Dostal, J., Dobslaw, H., Thomas, M. (2009): Prediction of ocean-induced magnetic signals in the satellite observations due to tidal forcing., (Geophysical Research Abstracts; Vol. 11, EGU2009-10678-1), General Assembly European Geophysical Union (Vienna, Austria 2009).


https://gfzpublic.gfz-potsdam.de/pubman/item/item_238751
Zusammenfassung
An increase in accuracy of the Earth’s magnetic field observations by the future SWARM satellite mission strengths the interest of dealing with magnetic signals of small amplitudes but a global support. An example of such a signal is the magnetic field variation induced by global ocean dynamics. Since sea-water is a good electrical conductor, the ocean currents represent electrical currents moving in the main magnetic field. According to the Faraday’s law, they induce a secondary magnetic field that is, in principle, observable by ground and satellite observations. Although they are of small amplitudes, they have recently been identified for ocean currents forced by the tidal wave M2. The identification of small magnetic components in the total magnetic signal can be helpt by their numerical prediction.

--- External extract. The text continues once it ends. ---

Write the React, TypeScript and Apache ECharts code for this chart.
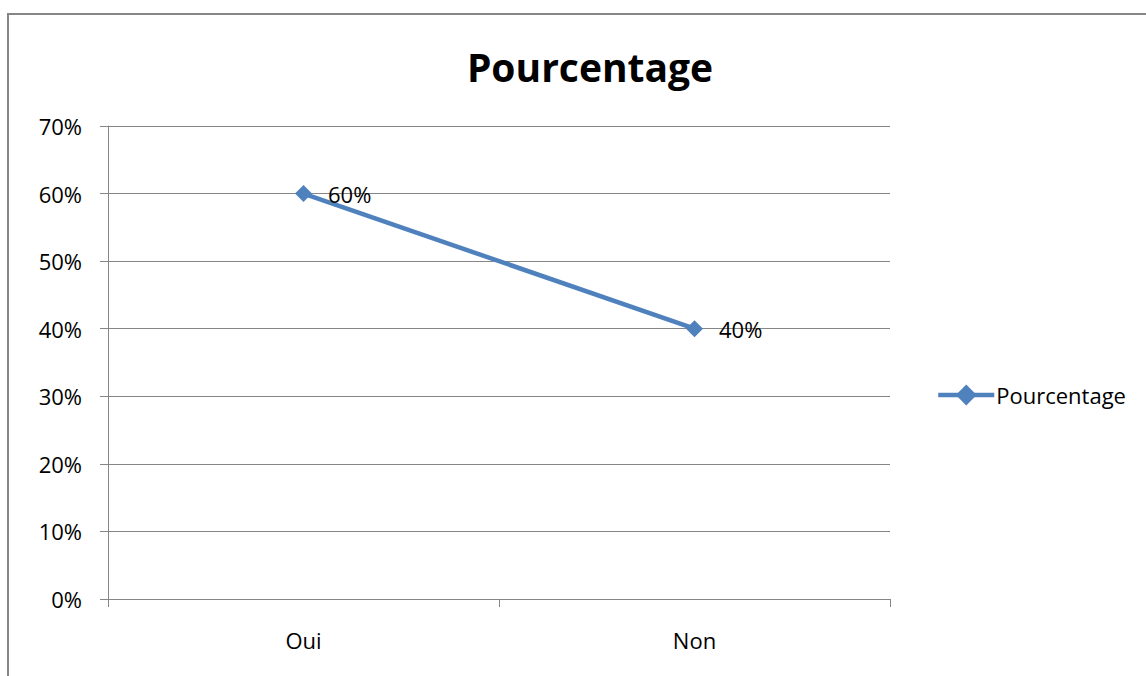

The 2-D theory for computing the magnetic field generated by ocean currents that has been proposed by Tyler et al. (1997) is combined with the ocean tidal flows simulated by the numerical ocean model for circulation and tides (OMCT; Thomas 2002) and used to calculate secondary magnetic field generated by lunar-solar tidal potential for individual tidal waves. Unlike to some recent studies where the ocean currents have been deduced from altimetry data by applying the geostrophic method, the ocean flows calculated by the OMCT approach are forced directly by the lunisolar tidal potential that is deduced from analytical ephemerides. As a result, the method provides the radial component of the ocean-induced magnetic signal at the sea surface and satellite altitude. A comparison with published results by Tyler et al. (2003) and Maus et al. (2004) shows a good agreement in terms of global spatial pattern and magnitude, though some minor differences occur. This new method simplifies the calculation of ocean-induced magnetic fields and allows the prediction of the secondary magnetic fields induced by the complete lunisolar tidal forcing. This numerical approach can be used to estimate the opportunities in detecting ocean-induced magnetic signals in satellite observations.